EXERCISE: Reproduce every record below exactly as written, leaving out any pictures.

START

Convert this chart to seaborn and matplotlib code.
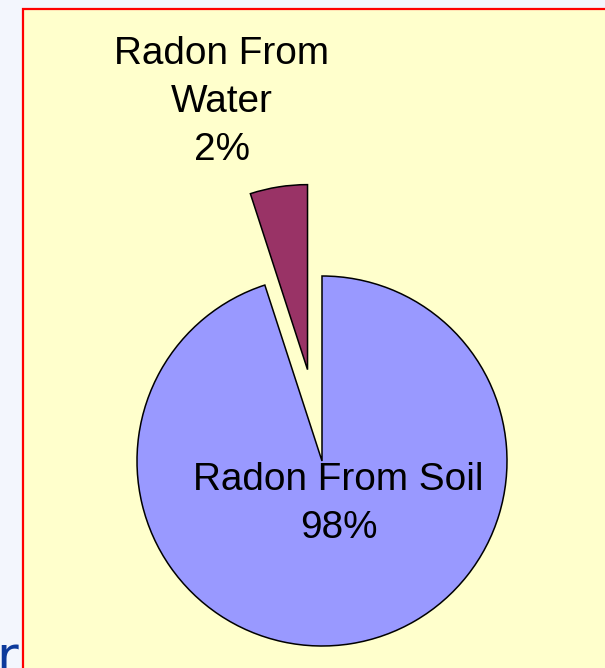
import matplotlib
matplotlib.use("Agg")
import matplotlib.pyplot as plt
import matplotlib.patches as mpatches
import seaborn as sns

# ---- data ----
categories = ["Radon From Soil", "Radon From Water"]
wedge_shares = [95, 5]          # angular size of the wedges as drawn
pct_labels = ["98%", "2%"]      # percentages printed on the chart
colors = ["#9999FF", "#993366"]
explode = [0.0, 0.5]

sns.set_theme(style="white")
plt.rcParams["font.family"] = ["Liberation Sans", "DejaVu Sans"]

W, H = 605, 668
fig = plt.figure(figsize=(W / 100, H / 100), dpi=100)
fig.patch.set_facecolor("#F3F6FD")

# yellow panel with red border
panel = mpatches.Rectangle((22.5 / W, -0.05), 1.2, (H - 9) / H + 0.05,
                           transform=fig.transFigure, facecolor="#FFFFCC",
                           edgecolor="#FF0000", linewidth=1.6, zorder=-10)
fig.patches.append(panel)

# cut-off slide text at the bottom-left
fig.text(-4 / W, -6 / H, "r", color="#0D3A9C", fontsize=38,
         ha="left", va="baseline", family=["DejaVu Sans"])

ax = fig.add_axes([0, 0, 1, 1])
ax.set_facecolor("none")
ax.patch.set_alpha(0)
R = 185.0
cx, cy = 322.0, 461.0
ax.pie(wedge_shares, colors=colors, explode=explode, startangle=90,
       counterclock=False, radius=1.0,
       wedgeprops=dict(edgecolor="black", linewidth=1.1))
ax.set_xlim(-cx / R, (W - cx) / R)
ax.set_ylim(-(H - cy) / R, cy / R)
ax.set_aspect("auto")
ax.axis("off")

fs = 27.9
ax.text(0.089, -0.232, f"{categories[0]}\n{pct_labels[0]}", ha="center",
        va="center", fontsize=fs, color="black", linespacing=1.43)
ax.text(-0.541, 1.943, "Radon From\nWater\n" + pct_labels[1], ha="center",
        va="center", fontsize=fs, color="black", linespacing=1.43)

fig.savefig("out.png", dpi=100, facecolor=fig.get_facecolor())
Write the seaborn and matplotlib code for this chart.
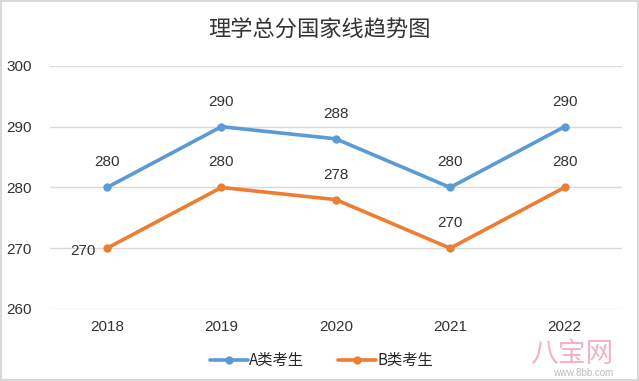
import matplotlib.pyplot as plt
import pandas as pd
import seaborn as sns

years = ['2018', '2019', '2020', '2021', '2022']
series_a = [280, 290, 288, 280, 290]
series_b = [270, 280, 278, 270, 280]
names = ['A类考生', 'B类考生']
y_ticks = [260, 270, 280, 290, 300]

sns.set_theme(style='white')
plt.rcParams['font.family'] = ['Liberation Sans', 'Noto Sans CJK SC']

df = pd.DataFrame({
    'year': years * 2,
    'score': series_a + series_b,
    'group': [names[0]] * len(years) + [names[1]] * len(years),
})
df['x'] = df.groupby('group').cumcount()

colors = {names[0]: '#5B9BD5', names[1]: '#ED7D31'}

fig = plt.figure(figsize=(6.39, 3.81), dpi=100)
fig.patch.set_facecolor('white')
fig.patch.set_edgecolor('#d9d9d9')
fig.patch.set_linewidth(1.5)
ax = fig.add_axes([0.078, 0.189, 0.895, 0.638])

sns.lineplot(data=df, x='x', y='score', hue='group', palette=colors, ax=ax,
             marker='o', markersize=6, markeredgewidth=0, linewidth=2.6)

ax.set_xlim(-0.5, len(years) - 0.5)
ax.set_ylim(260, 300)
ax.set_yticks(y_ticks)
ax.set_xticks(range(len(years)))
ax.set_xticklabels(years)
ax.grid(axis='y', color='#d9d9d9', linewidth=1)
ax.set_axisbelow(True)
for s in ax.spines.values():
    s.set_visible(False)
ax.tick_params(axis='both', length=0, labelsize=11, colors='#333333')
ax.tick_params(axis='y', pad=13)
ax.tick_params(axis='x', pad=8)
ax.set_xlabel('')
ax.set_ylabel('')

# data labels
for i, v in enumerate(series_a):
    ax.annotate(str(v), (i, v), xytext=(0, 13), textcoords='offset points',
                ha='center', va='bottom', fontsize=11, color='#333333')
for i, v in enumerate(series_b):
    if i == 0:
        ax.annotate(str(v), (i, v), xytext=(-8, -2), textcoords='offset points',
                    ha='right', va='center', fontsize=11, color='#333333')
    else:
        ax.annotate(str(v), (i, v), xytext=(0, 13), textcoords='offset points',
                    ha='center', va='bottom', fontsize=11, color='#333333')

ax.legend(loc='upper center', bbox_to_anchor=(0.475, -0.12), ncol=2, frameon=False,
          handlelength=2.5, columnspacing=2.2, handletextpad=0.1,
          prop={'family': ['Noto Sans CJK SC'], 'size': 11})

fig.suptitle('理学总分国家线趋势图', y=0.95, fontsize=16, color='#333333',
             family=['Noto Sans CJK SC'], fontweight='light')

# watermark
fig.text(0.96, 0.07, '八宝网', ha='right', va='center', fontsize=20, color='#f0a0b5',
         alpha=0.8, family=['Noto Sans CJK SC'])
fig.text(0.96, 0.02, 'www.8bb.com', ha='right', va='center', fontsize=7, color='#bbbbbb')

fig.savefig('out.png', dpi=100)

END

THE COMPLETED TASK:
Convert this chart to seaborn and matplotlib code.
import matplotlib
matplotlib.use("Agg")
import matplotlib.pyplot as plt
import matplotlib.patches as mpatches
import seaborn as sns

# ---- data ----
categories = ["Radon From Soil", "Radon From Water"]
wedge_shares = [95, 5]          # angular size of the wedges as drawn
pct_labels = ["98%", "2%"]      # percentages printed on the chart
colors = ["#9999FF", "#993366"]
explode = [0.0, 0.5]

sns.set_theme(style="white")
plt.rcParams["font.family"] = ["Liberation Sans", "DejaVu Sans"]

W, H = 605, 668
fig = plt.figure(figsize=(W / 100, H / 100), dpi=100)
fig.patch.set_facecolor("#F3F6FD")

# yellow panel with red border
panel = mpatches.Rectangle((22.5 / W, -0.05), 1.2, (H - 9) / H + 0.05,
                           transform=fig.transFigure, facecolor="#FFFFCC",
                           edgecolor="#FF0000", linewidth=1.6, zorder=-10)
fig.patches.append(panel)

# cut-off slide text at the bottom-left
fig.text(-4 / W, -6 / H, "r", color="#0D3A9C", fontsize=38,
         ha="left", va="baseline", family=["DejaVu Sans"])

ax = fig.add_axes([0, 0, 1, 1])
ax.set_facecolor("none")
ax.patch.set_alpha(0)
R = 185.0
cx, cy = 322.0, 461.0
ax.pie(wedge_shares, colors=colors, explode=explode, startangle=90,
       counterclock=False, radius=1.0,
       wedgeprops=dict(edgecolor="black", linewidth=1.1))
ax.set_xlim(-cx / R, (W - cx) / R)
ax.set_ylim(-(H - cy) / R, cy / R)
ax.set_aspect("auto")
ax.axis("off")

fs = 27.9
ax.text(0.089, -0.232, f"{categories[0]}\n{pct_labels[0]}", ha="center",
        va="center", fontsize=fs, color="black", linespacing=1.43)
ax.text(-0.541, 1.943, "Radon From\nWater\n" + pct_labels[1], ha="center",
        va="center", fontsize=fs, color="black", linespacing=1.43)

fig.savefig("out.png", dpi=100, facecolor=fig.get_facecolor())
Write the seaborn and matplotlib code for this chart.
import matplotlib.pyplot as plt
import pandas as pd
import seaborn as sns

years = ['2018', '2019', '2020', '2021', '2022']
series_a = [280, 290, 288, 280, 290]
series_b = [270, 280, 278, 270, 280]
names = ['A类考生', 'B类考生']
y_ticks = [260, 270, 280, 290, 300]

sns.set_theme(style='white')
plt.rcParams['font.family'] = ['Liberation Sans', 'Noto Sans CJK SC']

df = pd.DataFrame({
    'year': years * 2,
    'score': series_a + series_b,
    'group': [names[0]] * len(years) + [names[1]] * len(years),
})
df['x'] = df.groupby('group').cumcount()

colors = {names[0]: '#5B9BD5', names[1]: '#ED7D31'}

fig = plt.figure(figsize=(6.39, 3.81), dpi=100)
fig.patch.set_facecolor('white')
fig.patch.set_edgecolor('#d9d9d9')
fig.patch.set_linewidth(1.5)
ax = fig.add_axes([0.078, 0.189, 0.895, 0.638])

sns.lineplot(data=df, x='x', y='score', hue='group', palette=colors, ax=ax,
             marker='o', markersize=6, markeredgewidth=0, linewidth=2.6)

ax.set_xlim(-0.5, len(years) - 0.5)
ax.set_ylim(260, 300)
ax.set_yticks(y_ticks)
ax.set_xticks(range(len(years)))
ax.set_xticklabels(years)
ax.grid(axis='y', color='#d9d9d9', linewidth=1)
ax.set_axisbelow(True)
for s in ax.spines.values():
    s.set_visible(False)
ax.tick_params(axis='both', length=0, labelsize=11, colors='#333333')
ax.tick_params(axis='y', pad=13)
ax.tick_params(axis='x', pad=8)
ax.set_xlabel('')
ax.set_ylabel('')

# data labels
for i, v in enumerate(series_a):
    ax.annotate(str(v), (i, v), xytext=(0, 13), textcoords='offset points',
                ha='center', va='bottom', fontsize=11, color='#333333')
for i, v in enumerate(series_b):
    if i == 0:
        ax.annotate(str(v), (i, v), xytext=(-8, -2), textcoords='offset points',
                    ha='right', va='center', fontsize=11, color='#333333')
    else:
        ax.annotate(str(v), (i, v), xytext=(0, 13), textcoords='offset points',
                    ha='center', va='bottom', fontsize=11, color='#333333')

ax.legend(loc='upper center', bbox_to_anchor=(0.475, -0.12), ncol=2, frameon=False,
          handlelength=2.5, columnspacing=2.2, handletextpad=0.1,
          prop={'family': ['Noto Sans CJK SC'], 'size': 11})

fig.suptitle('理学总分国家线趋势图', y=0.95, fontsize=16, color='#333333',
             family=['Noto Sans CJK SC'], fontweight='light')

# watermark
fig.text(0.96, 0.07, '八宝网', ha='right', va='center', fontsize=20, color='#f0a0b5',
         alpha=0.8, family=['Noto Sans CJK SC'])
fig.text(0.96, 0.02, 'www.8bb.com', ha='right', va='center', fontsize=7, color='#bbbbbb')

fig.savefig('out.png', dpi=100)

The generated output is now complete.